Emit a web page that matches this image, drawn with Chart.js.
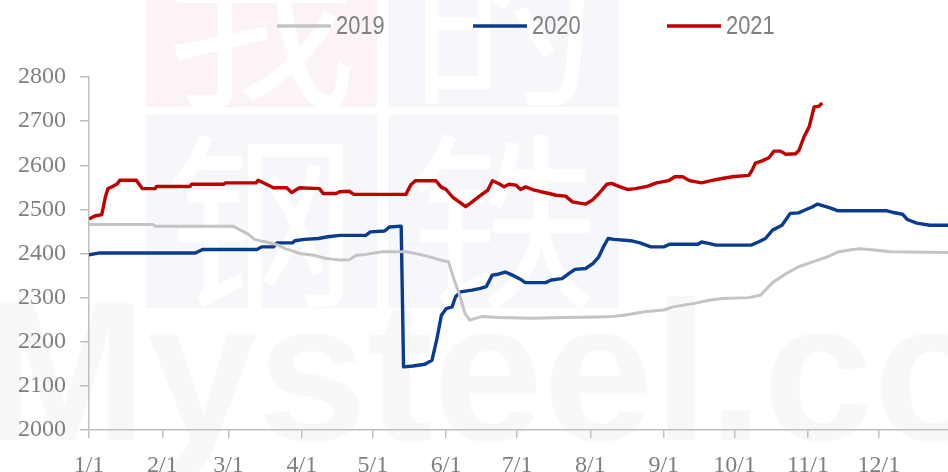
<!DOCTYPE html>
<html>
<head>
<meta charset="utf-8">
<script src="https://cdn.jsdelivr.net/npm/chart.js@4"></script>
<style>
  html, body { margin: 0; padding: 0; background: #fff; }
  #wrap { width: 948px; height: 472px; position: relative; }
</style>
</head>
<body>
<div id="wrap"><canvas id="c"></canvas></div>
<script>
// day of year (1/1 = 0) and price
const days2019 = [0, 27, 28, 61, 64, 67, 70, 73, 75, 80, 83, 86, 89, 95, 100, 106, 110, 113, 117, 124, 134, 137, 143, 148, 152, 154, 156.5, 159, 161, 166, 173, 187, 201, 215, 221, 226, 235, 243, 247, 256, 262, 268, 279, 284, 289, 295, 300, 306, 312, 317, 323, 326, 332, 339, 364];
const vals2019 = [2466, 2466, 2462, 2462, 2453, 2445, 2432, 2428, 2426, 2419, 2411, 2406, 2400, 2396, 2389, 2385, 2386, 2396, 2398, 2404, 2404, 2401, 2394, 2386, 2381, 2347, 2309, 2264, 2249, 2257, 2255, 2253, 2255, 2256, 2257, 2260, 2268, 2272, 2279, 2287, 2294, 2298, 2300, 2306, 2334, 2355, 2370, 2381, 2392, 2404, 2409, 2411, 2408, 2404, 2402];

const days2020 = [0, 4, 45, 48, 71, 73, 78, 79.5, 86, 87, 91, 97, 101, 106, 117, 119, 125, 127, 132, 133, 137, 142, 145, 147, 149, 151, 153.5, 155, 157, 162, 165.5, 168, 170.5, 173, 176, 179, 182, 184.5, 193, 195.5, 200, 203, 205.5, 210, 213, 215.5, 217.5, 219.5, 222, 229, 233, 237.5, 243, 245.5, 257.5, 259, 262, 265, 280, 283, 286, 289, 293, 296.5, 300, 302, 306, 308, 313, 316.5, 337, 340, 344, 346, 350, 355.5, 364];
const vals2020 = [2397, 2401, 2401, 2409, 2409, 2415, 2415, 2424, 2424, 2429, 2432, 2434, 2438, 2441, 2441, 2449, 2451, 2460, 2462, 2143, 2145, 2149, 2158, 2204, 2260, 2275, 2279, 2302, 2313, 2317, 2321, 2325, 2351, 2353, 2358, 2351, 2343, 2334, 2334, 2340, 2343, 2355, 2364, 2366, 2377, 2392, 2415, 2434, 2432, 2429, 2424, 2415, 2415, 2421, 2421, 2426, 2423, 2419, 2419, 2426, 2434, 2453, 2464, 2491, 2492, 2497, 2506, 2512, 2504, 2497, 2497, 2493, 2489, 2477, 2469, 2464, 2464];

const days2021 = [0, 2.4, 5.4, 7, 8, 10, 12, 13, 20, 22.6, 28, 28.5, 42.7, 43.4, 57, 57.6, 70.6, 71.5, 75, 78, 83.6, 85.7, 89, 97.5, 99, 104.5, 106, 110, 112, 134, 136, 138, 146.7, 148.8, 151, 153.7, 156.5, 159.3, 162, 165.6, 168.5, 170.6, 173.4, 175.5, 177.6, 180.5, 182.5, 184.6, 187.5, 191, 194.6, 197.4, 201.5, 204.4, 210, 212.8, 215.6, 219, 221, 224, 228, 231, 236, 240, 245, 247.7, 251, 254, 259, 263, 267.6, 272, 279, 280.4, 281.8, 284.6, 287.5, 289.6, 292.4, 294.6, 298.8, 300.2, 302.3, 304.5, 306.6, 308.7, 310];
const vals2021 = [2478, 2485, 2488, 2530, 2547, 2552, 2558, 2566, 2566, 2547, 2547, 2552, 2552, 2557, 2557, 2560, 2560, 2566, 2557, 2549, 2549, 2538, 2549, 2547, 2536, 2536, 2540, 2541, 2534, 2534, 2555, 2565, 2565, 2551, 2545, 2528, 2517, 2506, 2517, 2532, 2543, 2565, 2558, 2551, 2557, 2555, 2545, 2551, 2545, 2540, 2536, 2532, 2530, 2517, 2512, 2521, 2536, 2557, 2559, 2552, 2545, 2547, 2552, 2560, 2565, 2574, 2574, 2565, 2560, 2565, 2570, 2574, 2577, 2589, 2605, 2610, 2617, 2632, 2632, 2625, 2626, 2634, 2664, 2687, 2732, 2734, 2741];

const monthDays = [0, 31, 59, 90, 120, 151, 181, 212, 243, 273, 304, 334];
const monthLabels = ['1/1', '2/1', '3/1', '4/1', '5/1', '6/1', '7/1', '8/1', '9/1', '10/1', '11/1', '12/1'];
const yMin = 2000, yMax = 2800, yStep = 100;
const seriesNames = ['2019', '2020', '2021'];
const seriesColors = ['#C4C4C4', '#0A3C8E', '#C00000'];

const toPoints = (d, v) => d.map((x, i) => ({ x: x, y: v[i] }));

// faint Mysteel watermark behind the plot
const watermark = {
  id: 'watermark',
  beforeDraw(chart) {
    const ctx = chart.ctx;
    ctx.save();
    const blocks = [
      { x: 146, y: -86, w: 231, h: 193, c: '#FCF4F4', t: '我' },
      { x: 388, y: -86, w: 231, h: 193, c: '#F5F7FB', t: '的' },
      { x: 146, y: 115, w: 231, h: 193, c: '#F5F7FB', t: '钢' },
      { x: 388, y: 115, w: 231, h: 193, c: '#F5F7FB', t: '铁' }
    ];
    blocks.forEach(b => {
      ctx.fillStyle = b.c;
      ctx.fillRect(b.x, b.y, b.w, b.h);
      ctx.save();
      ctx.beginPath();
      ctx.rect(b.x, b.y, b.w, b.h);
      ctx.clip();
      ctx.fillStyle = '#FFFFFF';
      ctx.font = '190px "Noto Sans CJK SC"';
      ctx.textAlign = 'center';
      ctx.textBaseline = 'middle';
      ctx.fillText(b.t, b.x + b.w / 2, b.y + b.h / 2 + 10);
      ctx.restore();
    });
    ctx.fillStyle = '#F8F8F8';
    ctx.font = 'bold 198px "Liberation Sans"';
    ctx.textAlign = 'left';
    ctx.textBaseline = 'alphabetic';
    ctx.fillText('Mysteel.com', -18, 440);
    ctx.restore();
  }
};

// legend drawn at the spots it has in the picture
const topLegend = {
  id: 'topLegend',
  afterDraw(chart) {
    const ctx = chart.ctx;
    const spots = [277, 473, 667];
    ctx.save();
    ctx.textBaseline = 'middle';
    ctx.textAlign = 'left';
    chart.data.datasets.forEach((ds, i) => {
      const x0 = spots[i];
      ctx.strokeStyle = ds.borderColor;
      ctx.lineWidth = 3.5;
      ctx.beginPath();
      ctx.moveTo(x0, 26);
      ctx.lineTo(x0 + 54, 26);
      ctx.stroke();
      ctx.save();
      ctx.translate(x0 + 59, 26);
      ctx.scale(0.84, 1);
      ctx.font = '26px "Liberation Sans"';
      ctx.fillStyle = '#808080';
      ctx.fillText(ds.label, 0, 1);
      ctx.restore();
    });
    ctx.restore();
  }
};

new Chart(document.getElementById('c'), {
  type: 'line',
  data: {
    datasets: [
      { label: seriesNames[0], data: toPoints(days2019, vals2019), borderColor: seriesColors[0], borderWidth: 3 },
      { label: seriesNames[1], data: toPoints(days2020, vals2020), borderColor: seriesColors[1], borderWidth: 3.4 },
      { label: seriesNames[2], data: toPoints(days2021, vals2021), borderColor: seriesColors[2], borderWidth: 3.4 }
    ]
  },
  options: {
    responsive: true,
    maintainAspectRatio: false,
    animation: false,
    layout: { padding: { top: 77, right: 0, left: 0, bottom: 0 } },
    elements: { point: { radius: 0 }, line: { tension: 0, borderJoinStyle: 'round' } },
    plugins: { legend: { display: false }, tooltip: { enabled: false } },
    scales: {
      x: {
        type: 'linear',
        min: 0,
        max: 363.2,
        afterBuildTicks: s => { s.ticks = monthDays.map(v => ({ value: v })); },
        afterFit: s => { s.height = 42; },
        ticks: {
          autoSkip: false,
          maxRotation: 0,
          padding: 13,
          color: '#7F7F7F',
          font: { family: '"Liberation Serif"', size: 24 },
          callback: (v, i) => monthLabels[i]
        },
        grid: { drawOnChartArea: false, drawTicks: true, tickLength: 8, color: '#BFBFBF', lineWidth: 1.5 },
        border: { color: '#BFBFBF', width: 1.5 }
      },
      y: {
        min: yMin,
        max: yMax,
        afterFit: s => { s.width = 89; },
        ticks: {
          stepSize: yStep,
          padding: 14,
          color: '#7F7F7F',
          font: { family: '"Liberation Serif"', size: 24 },
          callback: v => String(v)
        },
        grid: { drawOnChartArea: false, drawTicks: true, tickLength: 9, color: '#BFBFBF', lineWidth: 1.5 },
        border: { color: '#BFBFBF', width: 1.5 }
      }
    }
  },
  plugins: [watermark, topLegend]
});
</script>
</body>
</html>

## Exercise brief
Reproduce only the lines from the beginning of the data through the line that contains "2408, 2404, 2402];", both included, and please drop the pictures.

## Written response
Emit a web page that matches this image, drawn with Chart.js.
<!DOCTYPE html>
<html>
<head>
<meta charset="utf-8">
<script src="https://cdn.jsdelivr.net/npm/chart.js@4"></script>
<style>
  html, body { margin: 0; padding: 0; background: #fff; }
  #wrap { width: 948px; height: 472px; position: relative; }
</style>
</head>
<body>
<div id="wrap"><canvas id="c"></canvas></div>
<script>
// day of year (1/1 = 0) and price
const days2019 = [0, 27, 28, 61, 64, 67, 70, 73, 75, 80, 83, 86, 89, 95, 100, 106, 110, 113, 117, 124, 134, 137, 143, 148, 152, 154, 156.5, 159, 161, 166, 173, 187, 201, 215, 221, 226, 235, 243, 247, 256, 262, 268, 279, 284, 289, 295, 300, 306, 312, 317, 323, 326, 332, 339, 364];
const vals2019 = [2466, 2466, 2462, 2462, 2453, 2445, 2432, 2428, 2426, 2419, 2411, 2406, 2400, 2396, 2389, 2385, 2386, 2396, 2398, 2404, 2404, 2401, 2394, 2386, 2381, 2347, 2309, 2264, 2249, 2257, 2255, 2253, 2255, 2256, 2257, 2260, 2268, 2272, 2279, 2287, 2294, 2298, 2300, 2306, 2334, 2355, 2370, 2381, 2392, 2404, 2409, 2411, 2408, 2404, 2402];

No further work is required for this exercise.